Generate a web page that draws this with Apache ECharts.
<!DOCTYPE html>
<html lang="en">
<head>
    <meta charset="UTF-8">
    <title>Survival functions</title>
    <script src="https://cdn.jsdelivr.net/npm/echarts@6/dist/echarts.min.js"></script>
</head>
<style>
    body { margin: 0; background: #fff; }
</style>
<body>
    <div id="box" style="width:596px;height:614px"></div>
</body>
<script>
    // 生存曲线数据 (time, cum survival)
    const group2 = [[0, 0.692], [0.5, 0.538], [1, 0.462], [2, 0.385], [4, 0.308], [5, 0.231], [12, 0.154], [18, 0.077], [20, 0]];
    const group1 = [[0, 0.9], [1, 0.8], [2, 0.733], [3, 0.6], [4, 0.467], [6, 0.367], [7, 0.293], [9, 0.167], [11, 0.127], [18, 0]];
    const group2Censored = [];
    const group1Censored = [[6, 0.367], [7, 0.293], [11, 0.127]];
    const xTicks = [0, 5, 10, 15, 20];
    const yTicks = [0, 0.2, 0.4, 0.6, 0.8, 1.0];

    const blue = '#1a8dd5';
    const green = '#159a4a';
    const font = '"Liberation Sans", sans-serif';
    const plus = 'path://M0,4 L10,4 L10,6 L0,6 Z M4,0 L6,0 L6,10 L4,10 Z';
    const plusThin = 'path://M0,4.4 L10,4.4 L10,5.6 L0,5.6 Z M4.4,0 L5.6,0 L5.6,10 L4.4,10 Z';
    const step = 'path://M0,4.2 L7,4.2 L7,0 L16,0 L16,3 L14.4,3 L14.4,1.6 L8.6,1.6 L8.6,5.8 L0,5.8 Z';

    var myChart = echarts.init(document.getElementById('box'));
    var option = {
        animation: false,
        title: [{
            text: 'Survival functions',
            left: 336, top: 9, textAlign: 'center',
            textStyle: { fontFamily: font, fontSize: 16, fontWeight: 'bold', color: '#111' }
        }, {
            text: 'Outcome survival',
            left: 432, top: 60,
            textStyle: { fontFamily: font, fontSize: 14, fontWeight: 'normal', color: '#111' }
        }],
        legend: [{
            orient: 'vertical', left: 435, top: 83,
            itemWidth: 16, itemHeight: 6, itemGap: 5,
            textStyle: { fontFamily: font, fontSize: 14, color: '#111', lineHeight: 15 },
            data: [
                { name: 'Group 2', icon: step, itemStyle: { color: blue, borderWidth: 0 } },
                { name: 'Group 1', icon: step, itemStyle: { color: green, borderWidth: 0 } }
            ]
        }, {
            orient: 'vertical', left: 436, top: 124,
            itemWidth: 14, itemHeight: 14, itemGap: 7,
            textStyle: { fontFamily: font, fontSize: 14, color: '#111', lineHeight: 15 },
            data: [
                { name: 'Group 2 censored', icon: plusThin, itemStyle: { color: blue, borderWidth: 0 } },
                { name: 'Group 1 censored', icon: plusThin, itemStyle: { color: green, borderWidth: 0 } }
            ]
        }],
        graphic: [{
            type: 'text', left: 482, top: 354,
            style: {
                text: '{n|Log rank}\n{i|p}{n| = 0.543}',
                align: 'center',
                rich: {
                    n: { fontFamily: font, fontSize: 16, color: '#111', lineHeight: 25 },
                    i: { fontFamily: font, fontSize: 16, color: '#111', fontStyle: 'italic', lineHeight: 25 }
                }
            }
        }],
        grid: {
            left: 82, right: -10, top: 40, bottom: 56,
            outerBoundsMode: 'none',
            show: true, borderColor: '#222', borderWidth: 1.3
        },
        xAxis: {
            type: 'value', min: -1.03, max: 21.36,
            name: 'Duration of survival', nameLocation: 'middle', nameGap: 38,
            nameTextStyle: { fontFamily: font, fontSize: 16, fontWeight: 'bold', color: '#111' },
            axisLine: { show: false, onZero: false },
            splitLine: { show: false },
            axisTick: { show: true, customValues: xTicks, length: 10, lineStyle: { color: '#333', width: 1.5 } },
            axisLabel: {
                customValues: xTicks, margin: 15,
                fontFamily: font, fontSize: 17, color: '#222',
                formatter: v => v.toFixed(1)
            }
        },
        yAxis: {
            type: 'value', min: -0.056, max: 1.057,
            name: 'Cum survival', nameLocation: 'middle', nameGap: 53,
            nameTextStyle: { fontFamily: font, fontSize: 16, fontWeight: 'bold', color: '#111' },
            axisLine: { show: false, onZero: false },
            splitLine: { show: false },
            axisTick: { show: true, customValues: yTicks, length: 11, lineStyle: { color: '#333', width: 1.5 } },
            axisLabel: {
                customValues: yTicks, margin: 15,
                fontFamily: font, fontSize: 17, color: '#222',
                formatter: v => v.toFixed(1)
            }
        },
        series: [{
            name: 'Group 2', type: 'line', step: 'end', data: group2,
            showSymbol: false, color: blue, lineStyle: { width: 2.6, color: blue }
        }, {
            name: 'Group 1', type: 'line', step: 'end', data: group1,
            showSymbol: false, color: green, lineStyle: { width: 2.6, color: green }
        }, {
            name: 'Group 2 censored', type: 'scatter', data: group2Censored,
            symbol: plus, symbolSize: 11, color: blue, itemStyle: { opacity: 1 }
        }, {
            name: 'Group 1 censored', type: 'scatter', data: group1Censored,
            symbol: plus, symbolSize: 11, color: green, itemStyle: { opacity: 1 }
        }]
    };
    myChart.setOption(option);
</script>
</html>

What you will do -
Output all of the data above without any alteration.

Answer to this problem -
Generate a web page that draws this with Apache ECharts.
<!DOCTYPE html>
<html lang="en">
<head>
    <meta charset="UTF-8">
    <title>Survival functions</title>
    <script src="https://cdn.jsdelivr.net/npm/echarts@6/dist/echarts.min.js"></script>
</head>
<style>
    body { margin: 0; background: #fff; }
</style>
<body>
    <div id="box" style="width:596px;height:614px"></div>
</body>
<script>
    // 生存曲线数据 (time, cum survival)
    const group2 = [[0, 0.692], [0.5, 0.538], [1, 0.462], [2, 0.385], [4, 0.308], [5, 0.231], [12, 0.154], [18, 0.077], [20, 0]];
    const group1 = [[0, 0.9], [1, 0.8], [2, 0.733], [3, 0.6], [4, 0.467], [6, 0.367], [7, 0.293], [9, 0.167], [11, 0.127], [18, 0]];
    const group2Censored = [];
    const group1Censored = [[6, 0.367], [7, 0.293], [11, 0.127]];
    const xTicks = [0, 5, 10, 15, 20];
    const yTicks = [0, 0.2, 0.4, 0.6, 0.8, 1.0];

    const blue = '#1a8dd5';
    const green = '#159a4a';
    const font = '"Liberation Sans", sans-serif';
    const plus = 'path://M0,4 L10,4 L10,6 L0,6 Z M4,0 L6,0 L6,10 L4,10 Z';
    const plusThin = 'path://M0,4.4 L10,4.4 L10,5.6 L0,5.6 Z M4.4,0 L5.6,0 L5.6,10 L4.4,10 Z';
    const step = 'path://M0,4.2 L7,4.2 L7,0 L16,0 L16,3 L14.4,3 L14.4,1.6 L8.6,1.6 L8.6,5.8 L0,5.8 Z';

    var myChart = echarts.init(document.getElementById('box'));
    var option = {
        animation: false,
        title: [{
            text: 'Survival functions',
            left: 336, top: 9, textAlign: 'center',
            textStyle: { fontFamily: font, fontSize: 16, fontWeight: 'bold', color: '#111' }
        }, {
            text: 'Outcome survival',
            left: 432, top: 60,
            textStyle: { fontFamily: font, fontSize: 14, fontWeight: 'normal', color: '#111' }
        }],
        legend: [{
            orient: 'vertical', left: 435, top: 83,
            itemWidth: 16, itemHeight: 6, itemGap: 5,
            textStyle: { fontFamily: font, fontSize: 14, color: '#111', lineHeight: 15 },
            data: [
                { name: 'Group 2', icon: step, itemStyle: { color: blue, borderWidth: 0 } },
                { name: 'Group 1', icon: step, itemStyle: { color: green, borderWidth: 0 } }
            ]
        }, {
            orient: 'vertical', left: 436, top: 124,
            itemWidth: 14, itemHeight: 14, itemGap: 7,
            textStyle: { fontFamily: font, fontSize: 14, color: '#111', lineHeight: 15 },
            data: [
                { name: 'Group 2 censored', icon: plusThin, itemStyle: { color: blue, borderWidth: 0 } },
                { name: 'Group 1 censored', icon: plusThin, itemStyle: { color: green, borderWidth: 0 } }
            ]
        }],
        graphic: [{
            type: 'text', left: 482, top: 354,
            style: {
                text: '{n|Log rank}\n{i|p}{n| = 0.543}',
                align: 'center',
                rich: {
                    n: { fontFamily: font, fontSize: 16, color: '#111', lineHeight: 25 },
                    i: { fontFamily: font, fontSize: 16, color: '#111', fontStyle: 'italic', lineHeight: 25 }
                }
            }
        }],
        grid: {
            left: 82, right: -10, top: 40, bottom: 56,
            outerBoundsMode: 'none',
            show: true, borderColor: '#222', borderWidth: 1.3
        },
        xAxis: {
            type: 'value', min: -1.03, max: 21.36,
            name: 'Duration of survival', nameLocation: 'middle', nameGap: 38,
            nameTextStyle: { fontFamily: font, fontSize: 16, fontWeight: 'bold', color: '#111' },
            axisLine: { show: false, onZero: false },
            splitLine: { show: false },
            axisTick: { show: true, customValues: xTicks, length: 10, lineStyle: { color: '#333', width: 1.5 } },
            axisLabel: {
                customValues: xTicks, margin: 15,
                fontFamily: font, fontSize: 17, color: '#222',
                formatter: v => v.toFixed(1)
            }
        },
        yAxis: {
            type: 'value', min: -0.056, max: 1.057,
            name: 'Cum survival', nameLocation: 'middle', nameGap: 53,
            nameTextStyle: { fontFamily: font, fontSize: 16, fontWeight: 'bold', color: '#111' },
            axisLine: { show: false, onZero: false },
            splitLine: { show: false },
            axisTick: { show: true, customValues: yTicks, length: 11, lineStyle: { color: '#333', width: 1.5 } },
            axisLabel: {
                customValues: yTicks, margin: 15,
                fontFamily: font, fontSize: 17, color: '#222',
                formatter: v => v.toFixed(1)
            }
        },
        series: [{
            name: 'Group 2', type: 'line', step: 'end', data: group2,
            showSymbol: false, color: blue, lineStyle: { width: 2.6, color: blue }
        }, {
            name: 'Group 1', type: 'line', step: 'end', data: group1,
            showSymbol: false, color: green, lineStyle: { width: 2.6, color: green }
        }, {
            name: 'Group 2 censored', type: 'scatter', data: group2Censored,
            symbol: plus, symbolSize: 11, color: blue, itemStyle: { opacity: 1 }
        }, {
            name: 'Group 1 censored', type: 'scatter', data: group1Censored,
            symbol: plus, symbolSize: 11, color: green, itemStyle: { opacity: 1 }
        }]
    };
    myChart.setOption(option);
</script>
</html>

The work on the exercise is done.